Nominated for a Romantic Times Reviewers' Choice Award for
Best First Mystery.
Read another review of Missing Marlene by PJ Nunn
Read our review of the sequel Hanging Hannah, reviewed by PJ Nunn.


Jane Stuart is a literary agent working out of a small office in the tiny New Jersey town of Shady Hills. A widow with a nine-year-old son Nick, Jane hired Marlene, a college friend's daughter to be her son's nanny. Though only two months have passed since Jane hired her, she knows that Marlene is not working out. Watching Nick bores Marlene to tears. Seems she'd rather hang out at the Roadside Tavern, a seedy place by the side of the road where leather and body piercings are de rigueur. Then, one day, Marlene vanishes. Her things disappear from Jane's house and no note is left behind.

Lucky break, Jane thinks, until Marlene's mom - her college pal - calls wondering where her daughter has gone. Jane does a little digging just to satisfy herself and finds that no one knows the answer. That's when the roller coaster ride begins, as Jane discovers that Marlene was into activities far more sinister than anything Mary Poppins could fathom. Did an ex-boyfriend Gil get rid of her? After all, he killed a man before. How about Roger, one of Jane's clients, an egotistical literary flop who'd been spurned by the beautiful young nanny? Suspects multiply like ants at a picnic.

Though the subtitle of Missing Marlene is A Jane Stuart and Winky Mystery, Winky the cat has little to do with the actual mystery. He merely gives Jane a nudge in the right direction every now and then, but thankfully doesn't know how to type or do sign language to spell out the name of the culprit in this case.

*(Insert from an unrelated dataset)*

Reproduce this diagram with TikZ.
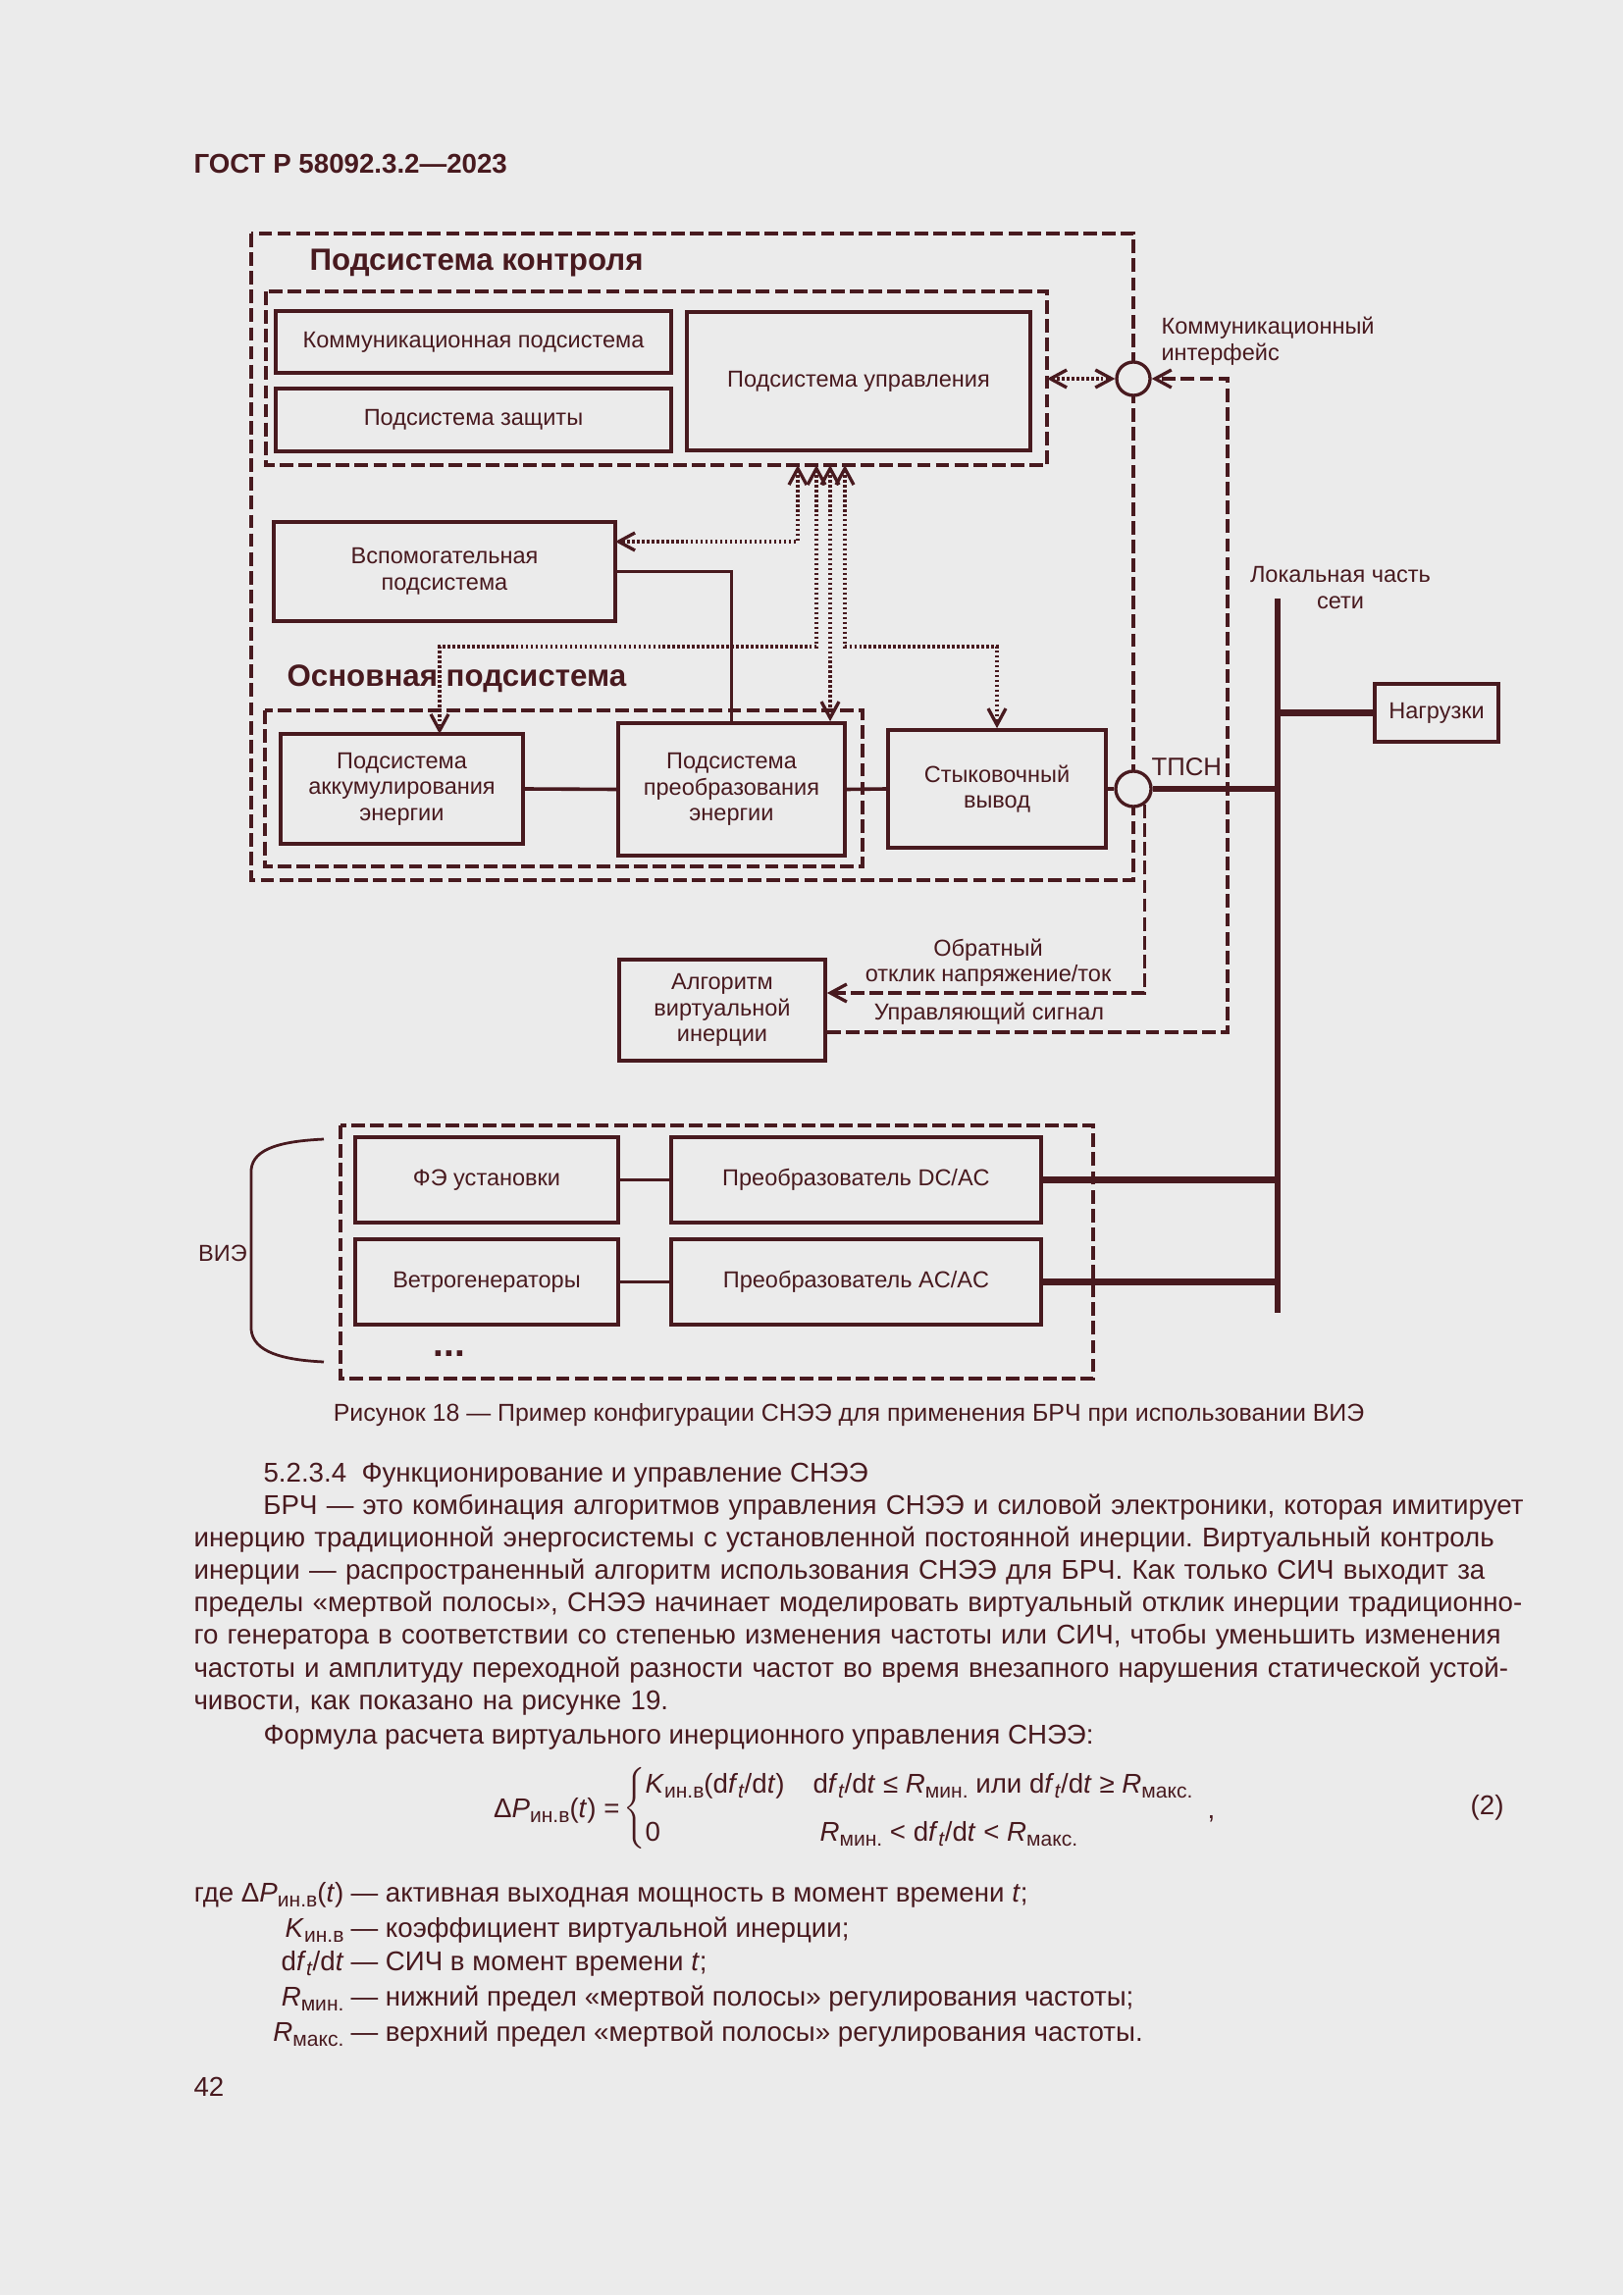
\documentclass[tikz,border=0pt]{standalone}
\usepackage{fontspec}
\setmainfont{Liberation Sans}
\usetikzlibrary{arrows.meta,calc}
\definecolor{ink}{RGB}{72,26,31}
\definecolor{paper}{RGB}{235,235,235}
\newcommand{\pxl}{0.0127cm}
\newcommand{\nizh}[1]{\raisebox{-0.4ex}{\fontsize{7.6}{8}\selectfont #1}}
\frenchspacing

\begin{document}
\begin{tikzpicture}[x=0.0127cm,y=-0.0127cm,color=ink,
  txt/.style={inner sep=0pt,align=center,font=\fontsize{8.5}{9.6}\selectfont},
  body/.style={inner sep=0pt,font=\fontsize{10}{12}\selectfont},
  blok/.style={draw,line width=1.3pt,inner sep=0pt,align=center,font=\fontsize{8.5}{9.6}\selectfont},
  ramka/.style={line width=1.2pt,dash pattern=on 5pt off 1.9pt},
  tochki/.style={line width=1.2pt,dash pattern=on 0.9pt off 0.9pt},
  liniya/.style={line width=1.3pt},
  shina/.style={line width=2.2pt},
  uzel/.style={circle,draw,fill=paper,line width=1.2pt,inner sep=0pt},
  chev/.tip={Straight Barb[length=6pt,width=6.5pt,line width=1.2pt]}]
\fill[paper] (0,0) rectangle (1654,2339);
\useasboundingbox (0,0) rectangle (1654,2339);

\node[body,anchor=west,font=\fontsize{10}{12}\selectfont\bfseries] (hdr) at (197,167) {ГОСТ Р 58092.3.2—2023};

% frames
\draw[ramka] (256,238) rectangle (1155,897);
\draw[ramka] (271,297) rectangle (1067,474);
\draw[ramka] (270,724) rectangle (879,883);
\draw[ramka] (347,1147) rectangle (1114,1405);

\node[txt,anchor=west,font=\fontsize{11.3}{13}\selectfont\bfseries] (tkontr) at (315,268) {Подсистема контроля};
\node[txt,anchor=west,font=\fontsize{11.3}{13}\selectfont\bfseries] (tosn) at (292,692) {Основная подсистема};

% blocks
\node[blok,minimum width=403*\pxl,minimum height=63*\pxl] (kom) at (482.5,348.5) {Коммуникационная подсистема};
\node[blok,minimum width=403*\pxl,minimum height=64*\pxl] (zash) at (482.5,428) {Подсистема защиты};
\node[blok,minimum width=350*\pxl,minimum height=141*\pxl] (upr) at (875,388.5) {Подсистема управления};
\node[blok,minimum width=348*\pxl,minimum height=101*\pxl] (vsp) at (453,582.5) {Вспомогательная\\подсистема};
\node[blok,minimum width=247*\pxl,minimum height=112*\pxl] (akk) at (409.5,804) {Подсистема\\аккумулирования\\энергии};
\node[blok,minimum width=231*\pxl,minimum height=135*\pxl] (preo) at (745.5,804.5) {Подсистема\\преобразования\\энергии};
\node[blok,minimum width=222*\pxl,minimum height=120*\pxl] (styk) at (1016,804) {Стыковочный\\вывод};
\node[blok,minimum width=210*\pxl,minimum height=103*\pxl] (alg) at (736,1029.5) {Алгоритм\\виртуальной\\инерции};
\node[blok,minimum width=126*\pxl,minimum height=59*\pxl] (nagr) at (1464,726.5) {Нагрузки};
\node[blok,minimum width=268*\pxl,minimum height=87*\pxl] (fe) at (496,1202.5) {ФЭ установки};
\node[blok,minimum width=377*\pxl,minimum height=87*\pxl] (dcac) at (872.5,1202.5) {Преобразователь DC/AC};
\node[blok,minimum width=268*\pxl,minimum height=87*\pxl] (veter) at (496,1306.5) {Ветрогенераторы};
\node[blok,minimum width=377*\pxl,minimum height=87*\pxl] (acac) at (872.5,1306.5) {Преобразователь AC/AC};

\node[uzel,minimum size=34*\pxl] (ki) at (1155,386) {};
\node[uzel,minimum size=36*\pxl] (tpsn) at (1155,804) {};

% labels
\node[txt,align=left,anchor=west] (kilbl) at (1183,348) {Коммуникационный\\интерфейс};
\node[txt] (lokal) at (1366,599) {Локальная часть\\сети};
\node[txt,anchor=west,font=\fontsize{9.3}{10}\selectfont] (tpsnlbl) at (1173,782) {ТПСН};
\node[txt] (obr) at (1007,981) {Обратный\\отклик напряжение/ток};
\node[txt] (upsig) at (1008,1033) {Управляющий сигнал};
\node[txt] (vie) at (227,1277) {ВИЭ};
\node[txt,font=\fontsize{14}{14}\selectfont\bfseries] (mnogo) at (458,1380) {...};

% control links
\coordinate (bR) at (1067,386);
\coordinate (ctl) at (1251,1052);
\coordinate (fb) at (0,1012);
\draw[tochki,chev-chev] (bR) -- (ki.west);
\draw[ramka,-chev] (alg.east |- ctl) -- (ctl) |- (ki.east);
\draw[ramka,-chev] (tpsn.-55) |- (alg.east |- fb);

\coordinate (d1) at (813,474);
\coordinate (d2) at (832,474);
\coordinate (d3) at (846,474);
\coordinate (d4) at (861,474);
\coordinate (vspIn) at (627,552);
\coordinate (akkIn) at (448,748);
\coordinate (lvl) at (0,659);
\draw[tochki,chev-chev] (d1) |- (vspIn);
\draw[tochki,chev-chev] (d2) |- (akkIn |- lvl) -- (akkIn);
\draw[tochki,chev-chev] (d3) -- (d3 |- preo.north);
\draw[tochki,chev-chev] (d4) |- (styk.north |- lvl) -- (styk.north);

% power links
\coordinate (busT) at (1302,610);
\coordinate (busB) at (1302,1338);
\draw[liniya] (vsp.east) -| (preo.north);
\draw[liniya] (akk.east) -- (preo.west);
\draw[liniya] (preo.east) -- (styk.west);
\draw[liniya] (styk.east) -- (tpsn.west);
\draw[liniya] (fe.east) -- (dcac.west);
\draw[liniya] (veter.east) -- (acac.west);
\draw[shina] (busT) -- (busB);
\draw[shina] (tpsn.east) -- (tpsn.east -| busT);
\draw[shina] (busT |- nagr.west) -- (nagr.west);
\draw[shina] (dcac.east) -- (dcac.east -| busT);
\draw[shina] (acac.east) -- (acac.east -| busT);

% brace
\draw[line width=1pt] (330,1161) .. controls (288,1163) and (258,1170) .. (256,1192)
  -- (256,1355) .. controls (258,1378) and (288,1386) .. (330,1388);

\node[body,font=\fontsize{9}{11}\selectfont] (capt) at (865,1442) {Рисунок 18 — Пример конфигурации СНЭЭ для применения БРЧ при использовании ВИЭ};

% text
\node[body,anchor=base west] (razd) at (268,1510) {5.2.3.4\ \ Функционирование и управление СНЭЭ};
\node[body,anchor=base west,text width=16.97cm] (abz) at (197,1543) {%
\hbox to\linewidth{\hspace*{0.9cm}БРЧ — это комбинация алгоритмов управления СНЭЭ и силовой электроники, которая имитирует}\par
\hbox to\linewidth{инерцию традиционной энергосистемы с установленной постоянной инерции. Виртуальный контроль}\par
\hbox to\linewidth{инерции — распространенный алгоритм использования СНЭЭ для БРЧ. Как только СИЧ выходит за}\par
\hbox to\linewidth{пределы «мертвой полосы», СНЭЭ начинает моделировать виртуальный отклик инерции традиционно-}\par
\hbox to\linewidth{го генератора в соответствии со степенью изменения частоты или СИЧ, чтобы уменьшить изменения}\par
\hbox to\linewidth{частоты и амплитуду переходной разности частот во время внезапного нарушения статической устой-}\par
\hbox{чивости, как показано на рисунке 19.}};
\node[body,anchor=base west] (form) at (268,1777) {Формула расчета виртуального инерционного управления СНЭЭ:};

\node[body,anchor=base east] (eqlhs) at (632,1852) {Δ\textit{P}\nizh{ин.в}(\textit{t}) =};
\node[body,anchor=west] (eqbr) at (635,1843) {$\left\{\rule[-0.42cm]{0pt}{0.84cm}\right.$};
\node[body,anchor=base west] (eq11) at (657,1827) {\textit{K}\nizh{ин.в}(d\textit{f}\nizh{\textit{t}}/d\textit{t})};
\node[body,anchor=base west] (eq12) at (828,1827) {d\textit{f}\nizh{\textit{t}}/d\textit{t} ≤ \textit{R}\nizh{мин.} или d\textit{f}\nizh{\textit{t}}/d\textit{t} ≥ \textit{R}\nizh{макс.}};
\node[body,anchor=base west] (eq21) at (657,1876) {0};
\node[body,anchor=base west] (eq22) at (835,1876) {\textit{R}\nizh{мин.} < d\textit{f}\nizh{\textit{t}}/d\textit{t} < \textit{R}\nizh{макс.}};
\node[body,anchor=base west] (eqcom) at (1230,1853) {,};
\node[body,anchor=base east] (eqnum) at (1533,1849) {(2)};

\node[body,anchor=base east] (g1) at (351,1938) {где Δ\textit{P}\nizh{ин.в}(\textit{t})};
\node[body,anchor=base west] (o1) at (357,1938) {— активная выходная мощность в момент времени \textit{t};};
\node[body,anchor=base east] (g2) at (351,1974) {\textit{K}\nizh{ин.в}};
\node[body,anchor=base west] (o2) at (357,1974) {— коэффициент виртуальной инерции;};
\node[body,anchor=base east] (g3) at (351,2008) {d\textit{f}\nizh{\textit{t}}/d\textit{t}};
\node[body,anchor=base west] (o3) at (357,2008) {— СИЧ в момент времени \textit{t};};
\node[body,anchor=base east] (g4) at (351,2044) {\textit{R}\nizh{мин.}};
\node[body,anchor=base west] (o4) at (357,2044) {— нижний предел «мертвой полосы» регулирования частоты;};
\node[body,anchor=base east] (g5) at (351,2080) {\textit{R}\nizh{макс.}};
\node[body,anchor=base west] (o5) at (357,2080) {— верхний предел «мертвой полосы» регулирования частоты.};

\node[body,anchor=west] (pnum) at (197,2127) {42};
\end{tikzpicture}
\end{document}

Evan Marshall, a well-known literary agent himself, provides a wonderful behind-the-scenes look and lays out a plot full of intriguing twists and turns. His second Jane Stuart mystery Hanging Hannah is newly released and I'm eager to see his sophomore effort. If it's anything like Missing Marlene - nominated for a Romantic Times Reviewers' Choice Award for Best First Mystery - then Marshall has more than secured himself a place as a highly readable author of cozies.